Problem requirements: Check each line of the material below for "React", then copy the ones that contain it.
-- Begin --
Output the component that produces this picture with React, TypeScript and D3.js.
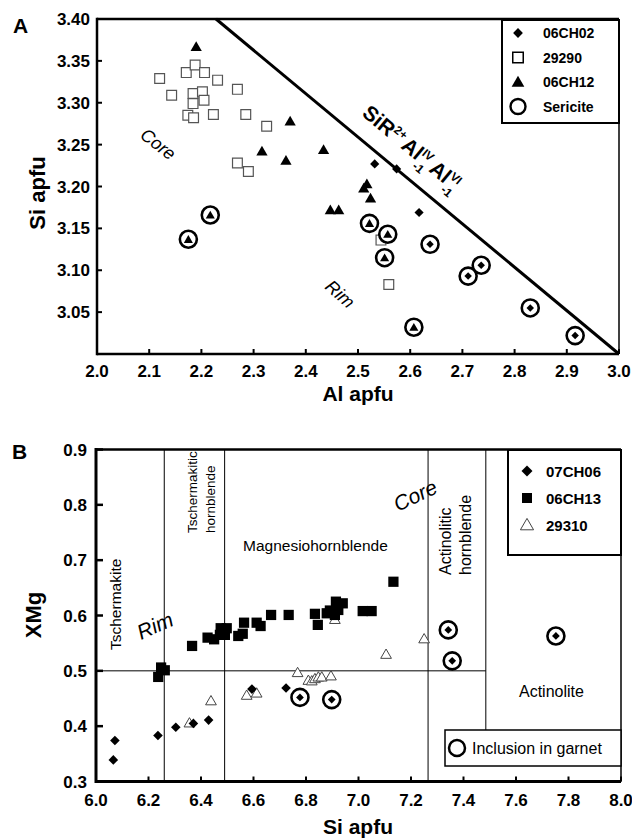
import React from "react";
import * as d3 from "d3";

const FONT = "'Liberation Sans', Arial, Helvetica, sans-serif";

// ---------- Panel A data: [Al apfu, Si apfu] ----------
const a06CH02 = [[2.532, 3.227], [2.574, 3.221], [2.617, 3.169]];
const a06CH02Sericite = [[2.638, 3.131], [2.711, 3.093], [2.736, 3.106], [2.830, 3.055], [2.916, 3.022]];
const a29290 = [
  [2.120, 3.329], [2.171, 3.336], [2.188, 3.345], [2.206, 3.336], [2.231, 3.327], [2.269, 3.316],
  [2.143, 3.309], [2.184, 3.311], [2.202, 3.313], [2.184, 3.299], [2.205, 3.303], [2.174, 3.285],
  [2.185, 3.282], [2.223, 3.286], [2.285, 3.286], [2.325, 3.272], [2.269, 3.228], [2.290, 3.218],
  [2.544, 3.136], [2.559, 3.083],
];
const a06CH12 = [
  [2.190, 3.367], [2.370, 3.278], [2.316, 3.242], [2.362, 3.231], [2.434, 3.244], [2.447, 3.172],
  [2.463, 3.172], [2.511, 3.198], [2.517, 3.203], [2.524, 3.186],
];
const a06CH12Sericite = [[2.175, 3.137], [2.217, 3.166], [2.522, 3.156], [2.557, 3.143], [2.551, 3.115], [2.607, 3.032]];
const aExchangeLine = [[2.228, 3.40], [3.0, 3.0]];
const aXTicks = [2.0, 2.1, 2.2, 2.3, 2.4, 2.5, 2.6, 2.7, 2.8, 2.9, 3.0];
const aYTicks = [3.05, 3.10, 3.15, 3.20, 3.25, 3.30, 3.35, 3.40];
const aLegend = ["06CH02", "29290", "06CH12", "Sericite"];

// ---------- Panel B data: [Si apfu, XMg] ----------
const b07CH06 = [[6.066, 0.339], [6.072, 0.374], [6.236, 0.383], [6.304, 0.398], [6.371, 0.405], [6.429, 0.411], [6.594, 0.467], [6.724, 0.469]];
const b07CH06Inclusion = [[6.777, 0.452], [6.898, 0.448], [7.342, 0.574], [7.357, 0.518], [7.752, 0.563]];
const b06CH13 = [
  [6.237, 0.489], [6.248, 0.506], [6.262, 0.501], [6.366, 0.545], [6.425, 0.560], [6.450, 0.557],
  [6.472, 0.565], [6.475, 0.577], [6.498, 0.577], [6.491, 0.565], [6.542, 0.563], [6.559, 0.567],
  [6.564, 0.587], [6.612, 0.587], [6.627, 0.581], [6.667, 0.601], [6.734, 0.601], [6.834, 0.603],
  [6.845, 0.583], [6.879, 0.604], [6.891, 0.609], [6.910, 0.601], [6.914, 0.625], [6.923, 0.610],
  [6.940, 0.622], [7.016, 0.608], [7.050, 0.608], [7.133, 0.661],
];
const b29310 = [
  [6.356, 0.406], [6.438, 0.446], [6.574, 0.456], [6.612, 0.460], [6.768, 0.497], [6.809, 0.483],
  [6.822, 0.482], [6.834, 0.486], [6.847, 0.489], [6.860, 0.489], [6.895, 0.491], [6.910, 0.593],
  [7.105, 0.530], [7.250, 0.558],
];
const bBoundaries = [6.26, 6.49, 7.265, 7.485];
const bXTicks = [6.0, 6.2, 6.4, 6.6, 6.8, 7.0, 7.2, 7.4, 7.6, 7.8, 8.0];
const bYTicks = [0.3, 0.4, 0.5, 0.6, 0.7, 0.8, 0.9];
const bLegend = ["07CH06", "06CH13", "29310"];

const sq = (s: number) => d3.symbol(d3.symbolSquare, s)() as string;
const tri = (s: number) => d3.symbol(d3.symbolTriangle, s)() as string;

function Diamond({ x, y, size }: { x: number; y: number; size: number }) {
  return <path d={sq(size)} transform={`translate(${x},${y}) rotate(45)`} fill="#000" />;
}
function Tri({ x, y, size, open }: { x: number; y: number; size: number; open?: boolean }) {
  return (
    <path
      d={tri(size)}
      transform={`translate(${x},${y + 1})`}
      fill={open ? "#fff" : "#000"}
      stroke={open ? "#444" : "none"}
      strokeWidth={open ? 1 : 0}
    />
  );
}

export default function App() {
  // Panel A scales
  const xA = d3.scaleLinear().domain([2.0, 3.0]).range([97, 619]);
  const yA = d3.scaleLinear().domain([3.0, 3.4]).range([354, 19]);
  // Panel B scales
  const xB = d3.scaleLinear().domain([6.0, 8.0]).range([96, 621]);
  const yB = d3.scaleLinear().domain([0.3, 0.9]).range([781.5, 449.5]);

  const line = d3.line<number[]>().x((d) => xA(d[0])).y((d) => yA(d[1]));
  const ang = (Math.atan2(yA(3.0) - yA(3.4), xA(3.0) - xA(2.228)) * 180) / Math.PI;

  return (
    <svg
      width={632}
      height={839}
      style={{ position: "absolute", left: 0, top: 0, background: "#fff" }}
      fontFamily={FONT}
    >
      <rect width={632} height={839} fill="#fff" />
      {/* ================= PANEL A ================= */}
      <text x={13} y={33} fontSize={21} fontWeight="bold">A</text>
      {/* frame */}
      <line x1={xA(2.0)} x2={xA(3.0)} y1={yA(3.4)} y2={yA(3.4)} stroke="#000" strokeWidth={2.5} />
      <line x1={xA(3.0)} x2={xA(3.0)} y1={yA(3.4)} y2={yA(3.0)} stroke="#000" strokeWidth={1.5} />
      <line x1={xA(2.0)} x2={xA(2.0)} y1={yA(3.4) - 1.2} y2={yA(3.0) + 1.2} stroke="#000" strokeWidth={2.5} />
      <line x1={xA(2.0)} x2={xA(3.0)} y1={yA(3.0)} y2={yA(3.0)} stroke="#000" strokeWidth={2.5} />
      {aXTicks.map((t) => (
        <g key={"ax" + t}>
          <line x1={xA(t)} x2={xA(t)} y1={yA(3.0)} y2={yA(3.0) - 5} stroke="#000" strokeWidth={2} />
          <text x={xA(t)} y={yA(3.0) + 23} fontSize={17} fontWeight="bold" textAnchor="middle">
            {t.toFixed(1)}
          </text>
        </g>
      ))}
      {aYTicks.map((t) => (
        <g key={"ay" + t}>
          <line x1={xA(2.0)} x2={xA(2.0) + 5} y1={yA(t)} y2={yA(t)} stroke="#000" strokeWidth={2} />
          <text x={xA(2.0) - 7} y={yA(t) + 6} fontSize={17} fontWeight="bold" textAnchor="end">
            {t.toFixed(2)}
          </text>
        </g>
      ))}
      <text transform="translate(45,193) rotate(-90)" fontSize={22} fontWeight="bold" textAnchor="middle">Si apfu</text>
      <text x={358} y={401} fontSize={21} fontWeight="bold" textAnchor="middle">Al apfu</text>

      {/* exchange vector line */}
      <path d={line(aExchangeLine) as string} stroke="#000" strokeWidth={3} fill="none" />
      <text transform={`translate(361,115) rotate(${ang})`} fontSize={21} fontWeight="bold">
        SiR<tspan dy={-8} fontSize={12}>2+</tspan>
        <tspan dy={8} dx={2}>Al</tspan>
        <tspan dy={-8} fontSize={12}>IV</tspan>
        <tspan dy={16} dx={-10} fontSize={12}>-1</tspan>
        <tspan dy={-8} dx={4}>Al</tspan>
        <tspan dy={-8} fontSize={12}>VI</tspan>
        <tspan dy={16} dx={-10} fontSize={12}>-1</tspan>
      </text>
      <text transform="translate(139,137) rotate(38)" fontSize={18} fontStyle="italic">Core</text>
      <text transform="translate(324,288) rotate(42)" fontSize={18} fontStyle="italic">Rim</text>

      {/* 29290 open squares */}
      {a29290.map((d, i) => (
        <path key={"sq" + i} d={sq(96)} transform={`translate(${xA(d[0])},${yA(d[1])})`} fill="#fff" stroke="#555" strokeWidth={1.2} />
      ))}
      {/* 06CH12 triangles */}
      {a06CH12.map((d, i) => (
        <Tri key={"t" + i} x={xA(d[0])} y={yA(d[1])} size={55} />
      ))}
      {/* 06CH02 diamonds */}
      {a06CH02.map((d, i) => (
        <Diamond key={"d" + i} x={xA(d[0])} y={yA(d[1])} size={42} />
      ))}
      {/* sericite (circled) */}
      {a06CH12Sericite.map((d, i) => (
        <g key={"st" + i}>
          <circle cx={xA(d[0])} cy={yA(d[1])} r={8.5} fill="#fff" stroke="#000" strokeWidth={2.6} />
          <Tri x={xA(d[0])} y={yA(d[1])} size={36} />
        </g>
      ))}
      {a06CH02Sericite.map((d, i) => (
        <g key={"sd" + i}>
          <circle cx={xA(d[0])} cy={yA(d[1])} r={8.5} fill="#fff" stroke="#000" strokeWidth={2.6} />
          <Diamond x={xA(d[0])} y={yA(d[1])} size={28} />
        </g>
      ))}

      {/* legend A */}
      <rect x={502} y={20} width={117} height={103} fill="#fff" stroke="#000" strokeWidth={2} />
      {aLegend.map((name, i) => {
        const cy = 33 + i * 24.5;
        const cx = 518;
        return (
          <g key={"la" + name}>
            {i === 0 && <Diamond x={cx} y={cy} size={48} />}
            {i === 1 && <path d={sq(110)} transform={`translate(${cx},${cy})`} fill="#fff" stroke="#000" strokeWidth={1.5} />}
            {i === 2 && <Tri x={cx} y={cy} size={70} />}
            {i === 3 && <circle cx={cx} cy={cy} r={7.5} fill="#fff" stroke="#000" strokeWidth={2.4} />}
            <text x={543} y={cy + 5} fontSize={14} fontWeight="bold">{name}</text>
          </g>
        );
      })}

      {/* ================= PANEL B ================= */}
      <text x={12} y={459} fontSize={21} fontWeight="bold">B</text>
      {/* field boundaries */}
      {bBoundaries.map((b, i) => (
        <line
          key={"bb" + i}
          x1={xB(b)}
          x2={xB(b)}
          y1={yB(0.9)}
          y2={i === 3 ? 730 : yB(0.3)}
          stroke="#000"
          strokeWidth={1}
        />
      ))}
      <line x1={xB(6.0)} x2={xB(7.485)} y1={yB(0.5)} y2={yB(0.5)} stroke="#000" strokeWidth={1} />

      {/* field labels */}
      <text transform="translate(121,650) rotate(-90)" fontSize={15.5}>Tschermakite</text>
      <text transform="translate(197,533) rotate(-90)" fontSize={13.5}>Tschermakitic</text>
      <text transform="translate(215,533) rotate(-90)" fontSize={13.5}>hornblende</text>
      <text x={243} y={551} fontSize={15.5}>Magnesiohornblende</text>
      <text transform="translate(451,575) rotate(-90)" fontSize={16}>Actinolitic</text>
      <text transform="translate(471,575) rotate(-90)" fontSize={16}>hornblende</text>
      <text x={519} y={697} fontSize={16}>Actinolite</text>
      <text transform="translate(141,640) rotate(-24)" fontSize={21} fontStyle="italic">Rim</text>
      <text transform="translate(398,512) rotate(-26)" fontSize={21} fontStyle="italic">Core</text>

      {/* frame B */}
      <line x1={xB(6.0)} x2={xB(8.0)} y1={yB(0.9)} y2={yB(0.9)} stroke="#000" strokeWidth={2.5} />
      <line x1={xB(8.0)} x2={xB(8.0)} y1={yB(0.9)} y2={yB(0.3)} stroke="#000" strokeWidth={1.5} />
      <line x1={xB(6.0)} x2={xB(6.0)} y1={yB(0.9) - 1.5} y2={yB(0.3) + 1.5} stroke="#000" strokeWidth={3} />
      <line x1={xB(6.0)} x2={xB(8.0)} y1={yB(0.3)} y2={yB(0.3)} stroke="#000" strokeWidth={3} />
      {bXTicks.map((t) => (
        <g key={"bx" + t}>
          <line x1={xB(t)} x2={xB(t)} y1={yB(0.3)} y2={yB(0.3) - 5} stroke="#000" strokeWidth={2} />
          <text x={xB(t)} y={yB(0.3) + 24} fontSize={17} fontWeight="bold" textAnchor="middle">
            {t.toFixed(1)}
          </text>
        </g>
      ))}
      {bYTicks.map((t) => (
        <g key={"by" + t}>
          <line x1={xB(6.0)} x2={xB(6.0) + 7} y1={yB(t)} y2={yB(t)} stroke="#000" strokeWidth={2.5} />
          <text x={xB(6.0) - 9} y={yB(t) + 6} fontSize={17} fontWeight="bold" textAnchor="end">
            {t.toFixed(1)}
          </text>
        </g>
      ))}
      <text transform="translate(41,615) rotate(-90)" fontSize={22} fontWeight="bold" textAnchor="middle">XMg</text>
      <text x={358} y={834} fontSize={21} fontWeight="bold" textAnchor="middle">Si apfu</text>

      {/* 29310 open triangles */}
      {b29310.map((d, i) => (
        <Tri key={"bt" + i} x={xB(d[0])} y={yB(d[1])} size={50} open />
      ))}
      {/* 06CH13 squares */}
      {b06CH13.map((d, i) => (
        <path key={"bs" + i} d={sq(105)} transform={`translate(${xB(d[0])},${yB(d[1])})`} fill="#000" />
      ))}
      {/* 07CH06 diamonds */}
      {b07CH06.map((d, i) => (
        <Diamond key={"bd" + i} x={xB(d[0])} y={yB(d[1])} size={46} />
      ))}
      {b07CH06Inclusion.map((d, i) => (
        <g key={"bi" + i}>
          <circle cx={xB(d[0])} cy={yB(d[1])} r={8.5} fill="#fff" stroke="#000" strokeWidth={2.6} />
          <Diamond x={xB(d[0])} y={yB(d[1])} size={30} />
        </g>
      ))}

      {/* legend B */}
      <rect x={508} y={450} width={113} height={105} fill="#fff" stroke="#000" strokeWidth={2} />
      {bLegend.map((name, i) => {
        const cy = 471 + i * 27;
        const cx = 527;
        return (
          <g key={"lb" + name}>
            {i === 0 && <Diamond x={cx} y={cy} size={60} />}
            {i === 1 && <path d={sq(100)} transform={`translate(${cx},${cy})`} fill="#000" />}
            {i === 2 && <Tri x={cx} y={cy} size={75} open />}
            <text x={546} y={cy + 5.5} fontSize={15} fontWeight="bold">{name}</text>
          </g>
        );
      })}
      <rect x={445} y={730} width={176} height={36} fill="#fff" stroke="#000" strokeWidth={1.5} />
      <circle cx={457} cy={748} r={8} fill="#fff" stroke="#000" strokeWidth={2.5} />
      <text x={472} y={754} fontSize={16}>Inclusion in garnet</text>
    </svg>
  );
}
-- End --
Final answer:
Output the component that produces this picture with React, TypeScript and D3.js.
import React from "react";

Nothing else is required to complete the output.